- [Stated goal] Take the data that follows and retype it word for word.

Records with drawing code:
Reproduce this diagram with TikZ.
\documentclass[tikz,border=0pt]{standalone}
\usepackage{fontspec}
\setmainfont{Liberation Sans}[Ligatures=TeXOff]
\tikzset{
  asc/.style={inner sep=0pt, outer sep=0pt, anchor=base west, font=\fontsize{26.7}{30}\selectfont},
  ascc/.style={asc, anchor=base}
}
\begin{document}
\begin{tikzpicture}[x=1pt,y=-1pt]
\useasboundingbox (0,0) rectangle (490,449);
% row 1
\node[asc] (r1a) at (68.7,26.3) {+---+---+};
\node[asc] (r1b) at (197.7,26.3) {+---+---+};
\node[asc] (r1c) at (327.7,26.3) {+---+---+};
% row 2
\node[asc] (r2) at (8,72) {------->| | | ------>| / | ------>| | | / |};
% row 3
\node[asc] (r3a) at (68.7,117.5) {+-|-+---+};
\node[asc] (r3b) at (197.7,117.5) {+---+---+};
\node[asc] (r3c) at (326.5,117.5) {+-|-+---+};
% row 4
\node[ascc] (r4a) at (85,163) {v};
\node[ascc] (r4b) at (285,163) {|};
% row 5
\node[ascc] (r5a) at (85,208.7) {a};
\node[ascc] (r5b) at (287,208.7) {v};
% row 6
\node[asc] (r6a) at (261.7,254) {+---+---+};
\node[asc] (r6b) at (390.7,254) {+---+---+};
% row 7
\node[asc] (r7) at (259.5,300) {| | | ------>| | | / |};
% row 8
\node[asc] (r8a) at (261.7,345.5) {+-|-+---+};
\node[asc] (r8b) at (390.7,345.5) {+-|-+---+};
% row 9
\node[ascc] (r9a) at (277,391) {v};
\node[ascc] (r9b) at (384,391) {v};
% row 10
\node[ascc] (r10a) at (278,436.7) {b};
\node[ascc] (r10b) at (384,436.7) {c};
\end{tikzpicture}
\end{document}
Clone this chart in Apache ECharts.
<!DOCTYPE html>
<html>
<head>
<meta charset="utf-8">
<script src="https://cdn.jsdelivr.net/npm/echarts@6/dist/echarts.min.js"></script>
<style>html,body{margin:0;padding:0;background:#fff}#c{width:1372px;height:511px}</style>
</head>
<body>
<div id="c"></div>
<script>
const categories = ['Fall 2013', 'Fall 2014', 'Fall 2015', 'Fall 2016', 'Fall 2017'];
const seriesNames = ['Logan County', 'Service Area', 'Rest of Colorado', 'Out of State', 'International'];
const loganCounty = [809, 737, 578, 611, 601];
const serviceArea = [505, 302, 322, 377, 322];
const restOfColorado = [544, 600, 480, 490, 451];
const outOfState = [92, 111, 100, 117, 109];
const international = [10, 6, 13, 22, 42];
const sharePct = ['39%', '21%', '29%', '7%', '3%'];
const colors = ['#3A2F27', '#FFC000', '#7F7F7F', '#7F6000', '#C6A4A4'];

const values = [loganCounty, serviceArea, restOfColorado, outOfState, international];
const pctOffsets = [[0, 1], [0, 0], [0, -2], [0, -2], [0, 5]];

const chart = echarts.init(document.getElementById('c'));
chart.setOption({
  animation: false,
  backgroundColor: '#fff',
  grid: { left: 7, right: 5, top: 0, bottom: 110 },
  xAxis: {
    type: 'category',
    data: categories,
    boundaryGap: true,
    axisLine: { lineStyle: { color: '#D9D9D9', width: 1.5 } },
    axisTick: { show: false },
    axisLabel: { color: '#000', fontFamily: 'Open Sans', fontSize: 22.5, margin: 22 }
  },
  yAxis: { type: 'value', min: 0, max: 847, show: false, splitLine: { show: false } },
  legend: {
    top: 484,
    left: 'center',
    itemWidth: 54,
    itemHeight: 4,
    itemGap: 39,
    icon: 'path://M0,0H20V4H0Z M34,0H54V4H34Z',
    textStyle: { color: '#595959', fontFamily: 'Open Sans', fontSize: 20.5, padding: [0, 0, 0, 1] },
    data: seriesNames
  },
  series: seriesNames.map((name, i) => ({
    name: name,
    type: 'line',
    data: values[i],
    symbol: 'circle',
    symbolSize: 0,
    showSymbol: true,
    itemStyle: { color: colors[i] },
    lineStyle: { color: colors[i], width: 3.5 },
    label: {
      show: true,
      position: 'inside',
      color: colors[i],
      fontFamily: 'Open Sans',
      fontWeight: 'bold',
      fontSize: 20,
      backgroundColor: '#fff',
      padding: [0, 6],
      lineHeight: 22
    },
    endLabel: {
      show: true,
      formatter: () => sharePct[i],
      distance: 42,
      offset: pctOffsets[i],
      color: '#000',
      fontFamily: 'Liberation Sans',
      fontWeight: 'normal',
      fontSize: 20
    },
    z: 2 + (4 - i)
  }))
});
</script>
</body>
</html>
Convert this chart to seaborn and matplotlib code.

- [Task solution]
Reproduce this diagram with TikZ.
\documentclass[tikz,border=0pt]{standalone}
\usepackage{fontspec}
\setmainfont{Liberation Sans}[Ligatures=TeXOff]
\tikzset{
  asc/.style={inner sep=0pt, outer sep=0pt, anchor=base west, font=\fontsize{26.7}{30}\selectfont},
  ascc/.style={asc, anchor=base}
}
\begin{document}
\begin{tikzpicture}[x=1pt,y=-1pt]
\useasboundingbox (0,0) rectangle (490,449);
% row 1
\node[asc] (r1a) at (68.7,26.3) {+---+---+};
\node[asc] (r1b) at (197.7,26.3) {+---+---+};
\node[asc] (r1c) at (327.7,26.3) {+---+---+};
% row 2
\node[asc] (r2) at (8,72) {------->| | | ------>| / | ------>| | | / |};
% row 3
\node[asc] (r3a) at (68.7,117.5) {+-|-+---+};
\node[asc] (r3b) at (197.7,117.5) {+---+---+};
\node[asc] (r3c) at (326.5,117.5) {+-|-+---+};
% row 4
\node[ascc] (r4a) at (85,163) {v};
\node[ascc] (r4b) at (285,163) {|};
% row 5
\node[ascc] (r5a) at (85,208.7) {a};
\node[ascc] (r5b) at (287,208.7) {v};
% row 6
\node[asc] (r6a) at (261.7,254) {+---+---+};
\node[asc] (r6b) at (390.7,254) {+---+---+};
% row 7
\node[asc] (r7) at (259.5,300) {| | | ------>| | | / |};
% row 8
\node[asc] (r8a) at (261.7,345.5) {+-|-+---+};
\node[asc] (r8b) at (390.7,345.5) {+-|-+---+};
% row 9
\node[ascc] (r9a) at (277,391) {v};
\node[ascc] (r9b) at (384,391) {v};
% row 10
\node[ascc] (r10a) at (278,436.7) {b};
\node[ascc] (r10b) at (384,436.7) {c};
\end{tikzpicture}
\end{document}
Clone this chart in Apache ECharts.
<!DOCTYPE html>
<html>
<head>
<meta charset="utf-8">
<script src="https://cdn.jsdelivr.net/npm/echarts@6/dist/echarts.min.js"></script>
<style>html,body{margin:0;padding:0;background:#fff}#c{width:1372px;height:511px}</style>
</head>
<body>
<div id="c"></div>
<script>
const categories = ['Fall 2013', 'Fall 2014', 'Fall 2015', 'Fall 2016', 'Fall 2017'];
const seriesNames = ['Logan County', 'Service Area', 'Rest of Colorado', 'Out of State', 'International'];
const loganCounty = [809, 737, 578, 611, 601];
const serviceArea = [505, 302, 322, 377, 322];
const restOfColorado = [544, 600, 480, 490, 451];
const outOfState = [92, 111, 100, 117, 109];
const international = [10, 6, 13, 22, 42];
const sharePct = ['39%', '21%', '29%', '7%', '3%'];
const colors = ['#3A2F27', '#FFC000', '#7F7F7F', '#7F6000', '#C6A4A4'];

const values = [loganCounty, serviceArea, restOfColorado, outOfState, international];
const pctOffsets = [[0, 1], [0, 0], [0, -2], [0, -2], [0, 5]];

const chart = echarts.init(document.getElementById('c'));
chart.setOption({
  animation: false,
  backgroundColor: '#fff',
  grid: { left: 7, right: 5, top: 0, bottom: 110 },
  xAxis: {
    type: 'category',
    data: categories,
    boundaryGap: true,
    axisLine: { lineStyle: { color: '#D9D9D9', width: 1.5 } },
    axisTick: { show: false },
    axisLabel: { color: '#000', fontFamily: 'Open Sans', fontSize: 22.5, margin: 22 }
  },
  yAxis: { type: 'value', min: 0, max: 847, show: false, splitLine: { show: false } },
  legend: {
    top: 484,
    left: 'center',
    itemWidth: 54,
    itemHeight: 4,
    itemGap: 39,
    icon: 'path://M0,0H20V4H0Z M34,0H54V4H34Z',
    textStyle: { color: '#595959', fontFamily: 'Open Sans', fontSize: 20.5, padding: [0, 0, 0, 1] },
    data: seriesNames
  },
  series: seriesNames.map((name, i) => ({
    name: name,
    type: 'line',
    data: values[i],
    symbol: 'circle',
    symbolSize: 0,
    showSymbol: true,
    itemStyle: { color: colors[i] },
    lineStyle: { color: colors[i], width: 3.5 },
    label: {
      show: true,
      position: 'inside',
      color: colors[i],
      fontFamily: 'Open Sans',
      fontWeight: 'bold',
      fontSize: 20,
      backgroundColor: '#fff',
      padding: [0, 6],
      lineHeight: 22
    },
    endLabel: {
      show: true,
      formatter: () => sharePct[i],
      distance: 42,
      offset: pctOffsets[i],
      color: '#000',
      fontFamily: 'Liberation Sans',
      fontWeight: 'normal',
      fontSize: 20
    },
    z: 2 + (4 - i)
  }))
});
</script>
</body>
</html>
Convert this chart to seaborn and matplotlib code.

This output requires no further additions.